Gen Z Sumbang Kredit Macet, Tingkat Wanprestasi Lebih dari 90 Hari
--
PALEMBANG, SUMATERAEKSPRES.ID - Otoritas Jasa Keuangan (OJK) mengungkapkan 37,17 persen generasi Z dan milenial berkontribusi sebesar 2,53 persen pada kredit macet atau tingkat wanprestasi (TWP) lebih dari 90 hari atau TWP90.
"Mengenai porsi Gen Z dan Milenial dalam penyebab utama TWP90, dari data yang ada pada kami di Juli 2024, porsi TWP90 untuk Gen Z dan Milenial yang kami kategorikan di usia 19 tahun-34 tahun itu adalah 37,17 persen," ungkap Kepala Eksekutif Pengawas Lembaga Pembiayaan Perusahaan Modal Ventura, Lembaga Keuangan Mikro, dan Lembaga Jasa Lainnya (PMVL) OJK, Agusman.
Lebih lanjut, Agusman mengatakan tingkat risiko kredit macet secara agregat atau TWP 90 pada P2P lending atau pinjol, dalam kondisi terjaga di posisi 2,53 persen pada Juli 2024. Angka tersebut tercatat menurun dibandingkan pada Juni 2024 yang sebesar 2,79 persen. Sementara, outstanding pembiayaan di industri fintech peer to peer lending pada Juli 2024 terus meningkat menjadi 23,97 persen yoy, dengan nominal sebesar Rp 69,39 triliun.
Agusman mengungkap OJK telah melakukan mitigasi risiko kredit macet oleh masyarakat termasuk generasi Z dan milenial dengan membuat permintaan agar Pinjol bisa membuat pernyataan peringatan kepada konsumen pada laman utama website maupun aplikasinya.
BACA JUGA:Lantaran Investasi Bodong Jadi Kredit Macet , Dua Mantan Karyawan Bank Hadapi Dakwaan Tipikor
BACA JUGA:OJK Minta Remaja Tak Akses Paylater, Kredit Macet Bikin Masuk Daftar Hitam
Adapun kalimat peringatan yang dimaksud berbunyi, sebagai berikut “Peringatan! Hati-hati transaksi ini berisiko tinggi. Anda dapat saja mengalami kerugian atau kehilangan uang dengan berutang jika tidak memiliki kemampuan membayar. Pertimbangkan secara bijak sebelum bertransaksi”.

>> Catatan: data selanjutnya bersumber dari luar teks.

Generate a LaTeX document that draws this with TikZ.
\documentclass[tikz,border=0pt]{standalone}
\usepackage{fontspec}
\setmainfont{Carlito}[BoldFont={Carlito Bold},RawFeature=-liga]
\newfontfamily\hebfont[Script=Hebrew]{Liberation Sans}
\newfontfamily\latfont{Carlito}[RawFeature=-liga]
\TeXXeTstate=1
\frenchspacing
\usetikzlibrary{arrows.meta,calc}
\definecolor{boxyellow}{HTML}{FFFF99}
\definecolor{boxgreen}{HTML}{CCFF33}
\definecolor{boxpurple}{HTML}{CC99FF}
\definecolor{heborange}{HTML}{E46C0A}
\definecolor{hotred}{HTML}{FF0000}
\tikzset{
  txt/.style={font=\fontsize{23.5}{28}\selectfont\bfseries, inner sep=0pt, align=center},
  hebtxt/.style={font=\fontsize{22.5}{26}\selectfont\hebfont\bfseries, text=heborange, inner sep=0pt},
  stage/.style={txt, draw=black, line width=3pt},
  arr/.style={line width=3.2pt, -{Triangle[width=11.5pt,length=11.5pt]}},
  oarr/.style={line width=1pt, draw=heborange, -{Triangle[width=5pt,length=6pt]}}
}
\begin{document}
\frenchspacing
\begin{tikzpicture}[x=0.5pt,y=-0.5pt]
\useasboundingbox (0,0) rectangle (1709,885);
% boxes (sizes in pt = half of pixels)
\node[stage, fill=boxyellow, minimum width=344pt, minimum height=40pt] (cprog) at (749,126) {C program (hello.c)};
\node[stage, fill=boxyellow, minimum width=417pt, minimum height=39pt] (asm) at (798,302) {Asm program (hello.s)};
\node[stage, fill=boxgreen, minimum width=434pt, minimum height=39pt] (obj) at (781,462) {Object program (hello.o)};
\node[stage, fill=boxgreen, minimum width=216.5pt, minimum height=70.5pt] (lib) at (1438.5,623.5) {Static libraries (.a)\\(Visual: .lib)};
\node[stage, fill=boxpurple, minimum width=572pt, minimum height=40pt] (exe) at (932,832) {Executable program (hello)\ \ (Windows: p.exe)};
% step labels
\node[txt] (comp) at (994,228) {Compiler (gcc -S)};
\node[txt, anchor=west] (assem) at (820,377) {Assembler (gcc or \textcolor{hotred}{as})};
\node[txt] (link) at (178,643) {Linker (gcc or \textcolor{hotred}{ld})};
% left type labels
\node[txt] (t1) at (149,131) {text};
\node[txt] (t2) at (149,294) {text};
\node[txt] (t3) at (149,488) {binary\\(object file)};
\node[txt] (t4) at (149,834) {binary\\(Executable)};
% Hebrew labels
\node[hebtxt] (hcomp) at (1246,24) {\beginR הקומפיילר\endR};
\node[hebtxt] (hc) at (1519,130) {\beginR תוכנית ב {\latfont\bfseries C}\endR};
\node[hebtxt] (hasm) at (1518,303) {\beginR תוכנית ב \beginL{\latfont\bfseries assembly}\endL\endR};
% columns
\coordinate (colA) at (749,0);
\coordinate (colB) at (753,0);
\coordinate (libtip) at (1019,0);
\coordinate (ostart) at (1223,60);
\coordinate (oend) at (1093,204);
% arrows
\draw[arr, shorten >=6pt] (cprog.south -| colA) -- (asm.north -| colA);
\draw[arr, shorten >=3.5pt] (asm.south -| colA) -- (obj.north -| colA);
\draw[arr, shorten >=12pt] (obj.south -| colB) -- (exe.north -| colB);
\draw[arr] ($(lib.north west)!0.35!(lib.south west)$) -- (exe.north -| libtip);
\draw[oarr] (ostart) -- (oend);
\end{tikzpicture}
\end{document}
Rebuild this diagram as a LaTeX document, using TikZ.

"Jadi mudah-mudahan pendekatan ini akan membantu untuk menyeleksi Gen Z, Milenial, dan siapapun juga yang ingin bertransaksi di P2P lending (pinjol) untuk lebih sadar dari awal risiko yang akan dihadapi," ungkap Agusman.
Selain itu, OJK telah menerbitkan aturan mengenai fintech P2P lending yaitu Peraturan Otoritas Jasa Keuangan Nomor 10/POJK.05/2022 tentang Layanan Pendanaan Bersama Berbasis Teknologi Informasi (POJK 10/22) dan Surat Edaran Otoritas Jasa Keuangan Nomor 19/SEOJK.06/2023 tentang Penyelenggaraan Layanan Pendanaan Bersama Berbasis Teknologi Informasi (SEOJK 19/2023).
Dalam aturan tersebut, OJK mengatur beberapa hal antara lain analisis pendanaan atau proses uji kelayakan pengajuan pinjaman dengan memperhatikan kemampuan keuangan yang dimiliki oleh penerima dana. Di mana penyelenggara wajib memenuhi ketentuan batas maksimum manfaat ekonomi pendanaan dalam memfasilitasi pendanaan. "Manfaat ekonomi yang dikenakan oleh penyelenggara adalah tingkat imbal hasil, termasuk bunga/margin/bagi hasil; biaya administrasi/biaya komisi/fee platform/ujrah yang setara dengan biaya dimaksud; dan biaya lainnya, selain denda keterlambatan, bea meterai dan pajak," pungkasnya.